The price might be worth paying if higher taxes were to set Japan on a path of sustainable growth and fiscal normalization. The chances of that are slim. The last time the consumption tax was hiked – by 2%, in 1997 – the result was a serious recession and a slump in retail sales from which Japan has never really recovered. Far from plugging the fiscal hole, the hike ended up contributing to a steep decline in central government tax revenues – from 50 trillion yen in 1996 to 36 trillion yen last year.

The reality is that Japan’s Godzilla-sized public debt problem is more Austrian than Keynesian in origin. Japan turned away from stimulus packages in the late 1990s, and public works spending as proportion of GDP dropped from 6% to 3% over the subsequent decade. Monetary policy remained too tight, as testified by the surge in the yen and sub- 1% yields on ten year government bonds.

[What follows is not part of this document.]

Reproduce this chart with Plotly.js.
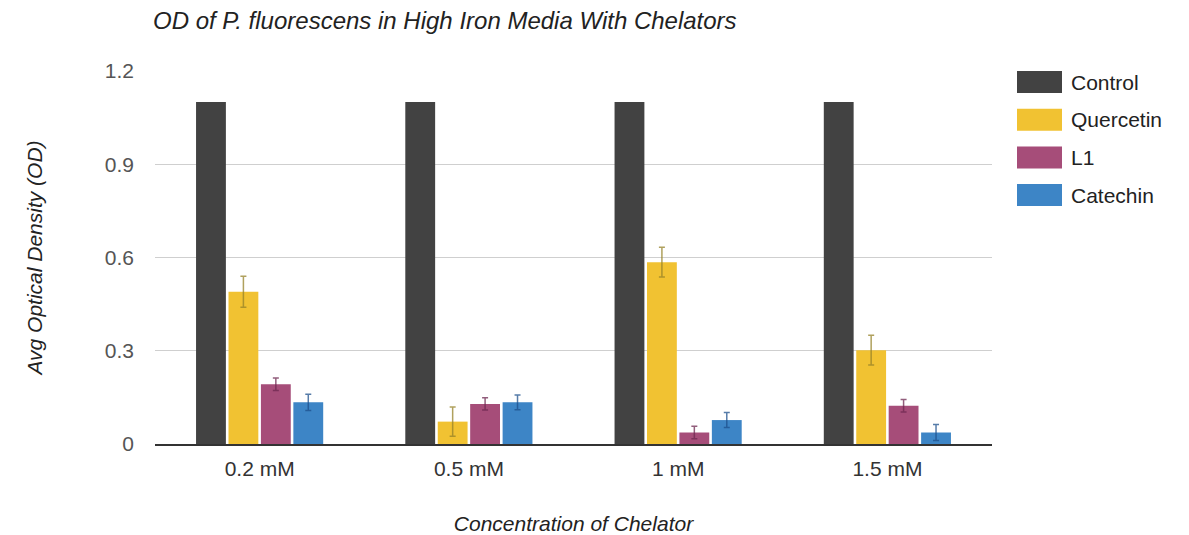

The move to zero interest rates came after deflation was embedded, which meant that even the cash in your wallet accrued a tax-free return of 1-2% each year.

The reward for all this monetary and fiscal virtue was steadily declining nominal GDP , erosion of the tax base and the consequence surge in bond issuance which so alarms Mr. Noda, the rating agencies and international agencies that channel the views of the ministry of finance. The bond market, on the other hand, remains very relaxed.

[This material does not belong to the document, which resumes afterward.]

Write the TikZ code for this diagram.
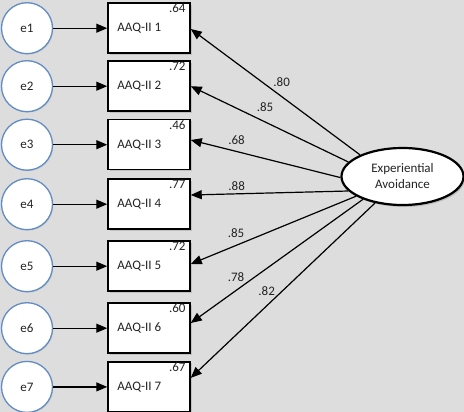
\documentclass[tikz,border=0pt]{standalone}
\usepackage{fontspec}
\setmainfont{Carlito}
\usetikzlibrary{arrows.meta,shadows,calc,shapes.geometric}
\definecolor{bgc}{RGB}{221,221,221}
\definecolor{circc}{RGB}{98,140,196}
\definecolor{txtc}{RGB}{35,35,35}
\tikzset{
  errc/.style={circle,draw=circc,line width=1.3pt,fill=white,minimum size=51pt,inner sep=0pt,
    text=txtc,font=\fontsize{13}{15}\selectfont,
    drop shadow={opacity=0.18,shadow xshift=1pt,shadow yshift=-1pt}},
  itembox/.style={rectangle,draw=black,line width=1.5pt,fill=white,minimum width=82pt,minimum height=50pt,inner sep=0pt,
    drop shadow={opacity=0.3,shadow xshift=1.5pt,shadow yshift=-1.5pt}},
  itemtxt/.style={anchor=west,inner sep=0pt,text=txtc,font=\fontsize{13}{15}\selectfont},
  rtxt/.style={anchor=north east,inner sep=0pt,text=txtc,font=\fontsize{13}{15}\selectfont},
  lat/.style={ellipse,draw=black,line width=2.2pt,fill=white,minimum width=122pt,minimum height=57pt,inner sep=0pt,
    align=center,text=txtc,font=\fontsize{13}{16}\selectfont,
    drop shadow={opacity=0.35,shadow xshift=1.5pt,shadow yshift=-2pt}},
  arr/.style={line width=1.2pt,-{Triangle[length=11pt,width=9pt]}},
  lbl/.style={inner sep=0pt,text=txtc,font=\fontsize{13}{15}\selectfont}
}
\begin{document}
\begin{tikzpicture}[x=1pt,y=-1pt]
\useasboundingbox (0,0) rectangle (464,412);
\clip (0,0) rectangle (464,412);
\fill[bgc] (0,0) rectangle (464,412);
% boxes
\node[itembox] (b1) at (149,28.2) {};
\node[itembox] (b2) at (149,86.2) {};
\node[itembox] (b3) at (149,144.7) {};
\node[itembox] (b4) at (149,204.2) {};
\node[itembox] (b5) at (149,266.2) {};
\node[itembox] (b6) at (149,328.2) {};
\node[itembox] (b7) at (149,386.9) {};
\foreach \i/\r in {1/.64,2/.72,3/.46,4/.77,5/.72,6/.60,7/.67}{
  \node[itemtxt] (t\i) at ($(b\i.west)+(10,0)$) {AAQ-II \i};
  \node[rtxt] (r\i) at ($(b\i.north east)+(-5,1.5)$) {\r};
}
% error circles
\foreach \i/\y in {1/28.2,2/86.2,3/144.7,4/204.2,5/266.2,6/328.2,7/386.9}{
  \node[errc] (e\i) at (27,\y) {e\i};
  \draw[arr] (e\i) -- (b\i);
}
% latent
\node[lat] (ev) at (402.5,176.5) {Experiential\\Avoidance};
\draw[arr] (ev.153) -- ($(b1.east)+(0,0.8)$);
\draw[arr] (ev.165.5) -- ($(b2.east)+(0,0)$);
\draw[arr] (ev.181) -- ($(b3.east)+(0,-4.7)$);
\draw[arr] (ev.195) -- ($(b4.east)+(0,-9.2)$);
\draw[arr] (ev.203) -- ($(b5.east)+(0,-2.2)$);
\draw[arr] (ev.210) -- ($(b6.east)+(0,-5.2)$);
\draw[arr] (ev.224) -- ($(b7.east)+(0,-9)$);
% loadings
\node[lbl] (l1) at (281.7,81.7) {.80};
\node[lbl] (l2) at (265,106.7) {.85};
\node[lbl] (l3) at (236.5,140.5) {.68};
\node[lbl] (l4) at (236.7,186) {.88};
\node[lbl] (l5) at (236,233.3) {.85};
\node[lbl] (l6) at (236,277.3) {.78};
\node[lbl] (l7) at (266.7,290.7) {.82};
\end{tikzpicture}
\end{document}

If the major cause of the debt problem is declining nominal GDP, then it follows that the solution must be rising nominal GDP. Indeed if Japan had managed to grow at 3% in nominal terms over the past 15 years, the economy would be two thirds bigger than it is now, asset prices would be considerably higher and government finances in far better shape.

That is easier said than done in today’s growth-starved world, but at the very least counter-productive moves should be avoided. Too often, Japan’s central bank and fiscal authorities have appeared to be competing to see which would be first to squash any nascent recovery.

To win a conclusive victory against deflation, Japan might need more radical measures . The central bank could go beyond merely increasing its holdings of government bonds and cancel them too. The target for tax hikes could shift from household spending to corporate savings.

Mr. Noda’s DPJ and the opposition LDP are no more likely to sanction such a policy shift than European technocrats are to encourage distressed Eurozone countries to return to national currencies. New priorities require new faces, which is where Japan’s budding populist movement could play a useful role.

The key figure is here Toru Hashimoto, the young mayor of Osaka whose credibility soared after he won a thumping victory last autumn over a candidate backed by both major parties. The philoprogenitive Hashimoto – he has seven children – is in the process of building a nationwide political organization with a view to contesting the next election. He has already come out against the tax hike. Looking at the blunders of his mainstream rivals, he must find it hard to believe his luck.